Baker grew up ski racing in New Hampshire, and by the time he was in his teens, was regarded as one of the best junior downhillers in the country, earning a spot on the US National Ski Team. Unfortunately, a number of injuries caught up with Baker, and by around the age of 20, his ski racing days were done. Six years later, he found a new outlet.

“Around mid-twenties I picked up a downhill bike, and how you say, it’s been all-downhill since then,” said Baker with a chuckle. “Three years ago I got hired as a bike tech, and fell in love with downhill biking. It’s just one of those amazing sports where it blends all aspects of athleticism into one thing, and with a ski racing background especially… I love going fast and having to make those split-second decisions and downhill totally took that and ran with it.”

He started with downhill riding, but gradually started to explore different areas of the sport as well, like jumps and enduro.

“I love cross-country routes up from Summit Cove, up through the Colorado Trail over to the Peaks Trail in Breckenridge and back and around — those are really fun loops up there. The Boreas Breckenridge trail that the town provides, those trails are a lot of fun. Those are a really fun, subtle bike for either dirt jumpers or enduro, or even downhill bike depending on the day… . The amount of things you can do under the general umbrella of mountain biking is amazing,” said Baker.

Nick’s competitive side kicked in shortly after he picked up biking, entering races like the Big Mountain Enduro and Winter Park Gravity Series. Surprisingly, Baker found little difference between hitting gates, and sending switchbacks, and that his ski racing background, carried over perfectly, to the new downhill bike format.

“Ski racing, downhill racing, and enduro racing — they all have that high intensity, tons of adrenaline, and you’re getting so amped up before the race. You really got to focus on calming yourself down before you go and that same competitive edge. It’s not just you versus the mountain, it’s everybody else too; you know everyone wants to see how fast they can go.”

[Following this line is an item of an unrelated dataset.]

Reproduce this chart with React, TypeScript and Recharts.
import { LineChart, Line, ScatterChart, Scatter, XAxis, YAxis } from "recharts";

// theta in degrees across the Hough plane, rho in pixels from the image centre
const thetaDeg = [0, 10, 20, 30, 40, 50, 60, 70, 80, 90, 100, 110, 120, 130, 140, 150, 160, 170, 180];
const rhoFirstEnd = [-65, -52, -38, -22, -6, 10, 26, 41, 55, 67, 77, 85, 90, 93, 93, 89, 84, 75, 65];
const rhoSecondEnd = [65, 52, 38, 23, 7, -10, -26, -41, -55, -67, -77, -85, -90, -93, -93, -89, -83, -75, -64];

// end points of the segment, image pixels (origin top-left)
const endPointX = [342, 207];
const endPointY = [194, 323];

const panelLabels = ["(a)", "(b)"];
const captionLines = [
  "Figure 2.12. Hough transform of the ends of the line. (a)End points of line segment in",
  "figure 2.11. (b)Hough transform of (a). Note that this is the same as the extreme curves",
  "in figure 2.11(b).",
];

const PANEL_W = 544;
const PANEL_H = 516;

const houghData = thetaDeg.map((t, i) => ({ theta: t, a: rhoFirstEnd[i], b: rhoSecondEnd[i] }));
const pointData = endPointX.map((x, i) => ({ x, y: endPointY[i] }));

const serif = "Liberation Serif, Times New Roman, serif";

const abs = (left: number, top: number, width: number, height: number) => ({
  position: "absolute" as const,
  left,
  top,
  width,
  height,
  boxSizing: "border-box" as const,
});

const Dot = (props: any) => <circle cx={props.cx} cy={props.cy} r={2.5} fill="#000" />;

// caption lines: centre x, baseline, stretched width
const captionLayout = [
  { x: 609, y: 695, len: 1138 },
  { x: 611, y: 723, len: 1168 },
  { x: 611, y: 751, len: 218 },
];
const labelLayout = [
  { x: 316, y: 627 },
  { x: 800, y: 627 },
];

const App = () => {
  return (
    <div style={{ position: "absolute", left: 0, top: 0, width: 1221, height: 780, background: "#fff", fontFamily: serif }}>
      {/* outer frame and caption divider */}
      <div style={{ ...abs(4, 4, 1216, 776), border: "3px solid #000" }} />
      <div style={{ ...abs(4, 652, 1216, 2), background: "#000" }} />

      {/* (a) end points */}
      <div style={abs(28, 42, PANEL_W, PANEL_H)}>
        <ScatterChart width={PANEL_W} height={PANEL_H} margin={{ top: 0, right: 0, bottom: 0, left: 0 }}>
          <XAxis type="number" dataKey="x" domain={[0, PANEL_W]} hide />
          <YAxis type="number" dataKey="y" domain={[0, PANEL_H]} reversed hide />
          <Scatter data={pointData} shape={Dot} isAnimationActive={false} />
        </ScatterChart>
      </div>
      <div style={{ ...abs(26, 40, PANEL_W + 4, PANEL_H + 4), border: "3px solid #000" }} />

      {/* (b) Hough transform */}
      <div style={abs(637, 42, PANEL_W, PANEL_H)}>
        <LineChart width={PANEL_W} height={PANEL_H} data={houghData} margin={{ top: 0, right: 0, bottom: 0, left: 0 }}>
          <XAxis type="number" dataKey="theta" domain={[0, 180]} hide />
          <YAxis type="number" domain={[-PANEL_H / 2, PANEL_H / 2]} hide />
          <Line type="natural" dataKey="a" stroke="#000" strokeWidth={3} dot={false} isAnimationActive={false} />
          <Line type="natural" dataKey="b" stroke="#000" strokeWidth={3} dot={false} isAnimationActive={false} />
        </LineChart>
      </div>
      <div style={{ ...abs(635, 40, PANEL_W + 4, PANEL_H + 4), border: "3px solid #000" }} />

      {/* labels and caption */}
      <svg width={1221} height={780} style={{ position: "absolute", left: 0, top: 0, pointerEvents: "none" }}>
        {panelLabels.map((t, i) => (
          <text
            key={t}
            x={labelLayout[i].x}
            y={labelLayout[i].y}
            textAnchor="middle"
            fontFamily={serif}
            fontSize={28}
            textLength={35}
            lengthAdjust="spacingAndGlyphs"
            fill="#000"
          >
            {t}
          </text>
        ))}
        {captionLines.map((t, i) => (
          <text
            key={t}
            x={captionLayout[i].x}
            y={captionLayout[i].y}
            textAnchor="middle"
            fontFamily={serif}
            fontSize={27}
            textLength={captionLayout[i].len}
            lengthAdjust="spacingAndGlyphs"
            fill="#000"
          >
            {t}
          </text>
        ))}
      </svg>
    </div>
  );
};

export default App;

Baker already has shown rapid progress since he started competing just three years ago. This past summer, he placed 6th in the pro division of a Gravity Series race, and 2nd in the 30+ age division, of the US Cup in Colorado Springs. But one of his proudest feats, came in the jump park this past summer, when he landed his first back flip. After practicing the trick into foam pits last summer, Baker decided to try it off a real jump, while riding with a friend at Anglefire Bike Park, in New Mexico.

“We looked at each other and he’s like, ‘Backflip?’ and I’m like, ‘Yep, let’s do it,’” Baker chuckled. “It was the coolest feeling — stomped my first one… . You can feel the mechanics of your bike working, and when you come around, it’s just touchdown. It’s really cool.”

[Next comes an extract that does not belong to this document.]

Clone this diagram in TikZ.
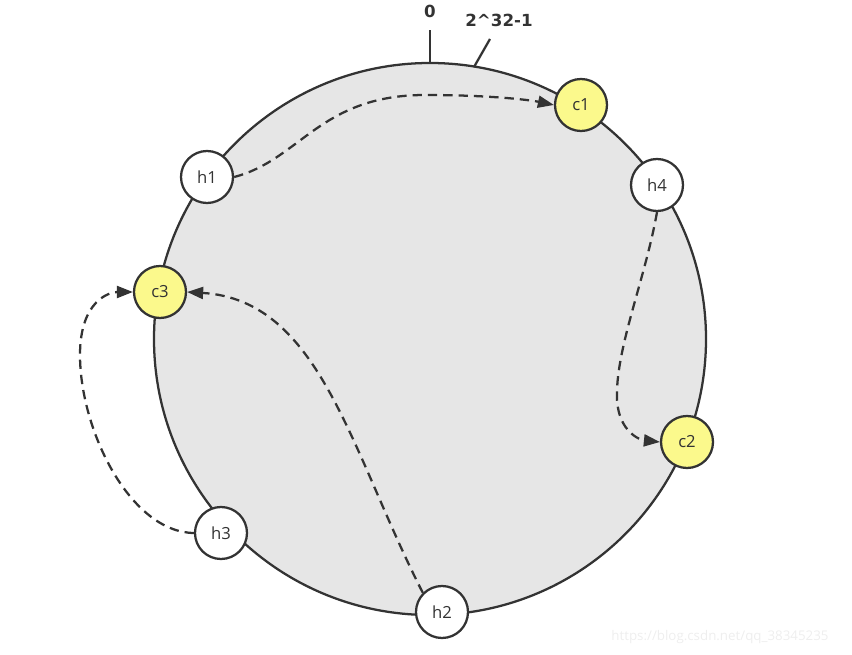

Baker already has a Stryder bike ready to go for his daughter, and plans to show her a thing or two about mountain biking, as soon as her balance will allow. For now though, Baker is doing his best to multitask work, being a parent, and getting last laps in, on his custom built Giant Glory Zero, before winter starts to take its grip.

“This time of the year is some of the best riding out there… . It’s the perfect temperature where you can just ride all day,” said Baker.

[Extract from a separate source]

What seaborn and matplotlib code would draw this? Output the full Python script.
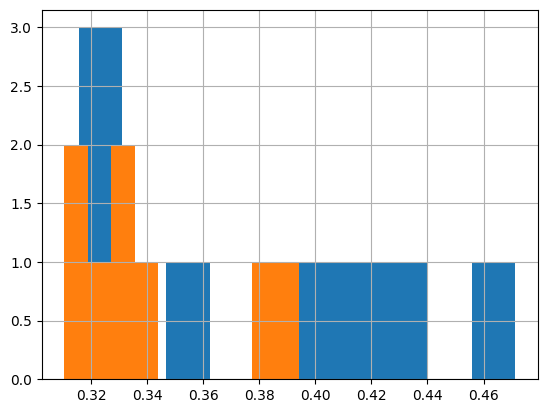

However with a young protégé in the ranks, and a high-level adrenaline outlet, that not even ski racing can match — there’s no doubt, that Baker will be riding this passion, long after this fall has passed.

“With anything, ski racing or biking, you know things happen, snow erodes, and you get ruts and things that weren’t there when you inspected. With downhill biking, you’ve got people going ahead of you that’ll knock a rock out of place, kick a stick into somewhere. Things are constantly changing from what you’ve planned, and you’ve got to be reacting that much quicker, especially if it’s the consequences of what’s around you. You don’t have any protective netting on a bike.

It’s definitely a goal of mine to do this in the future. As far as where I can end up, I have no idea, but I’ve definitely got the drive to see where it’s going to go.”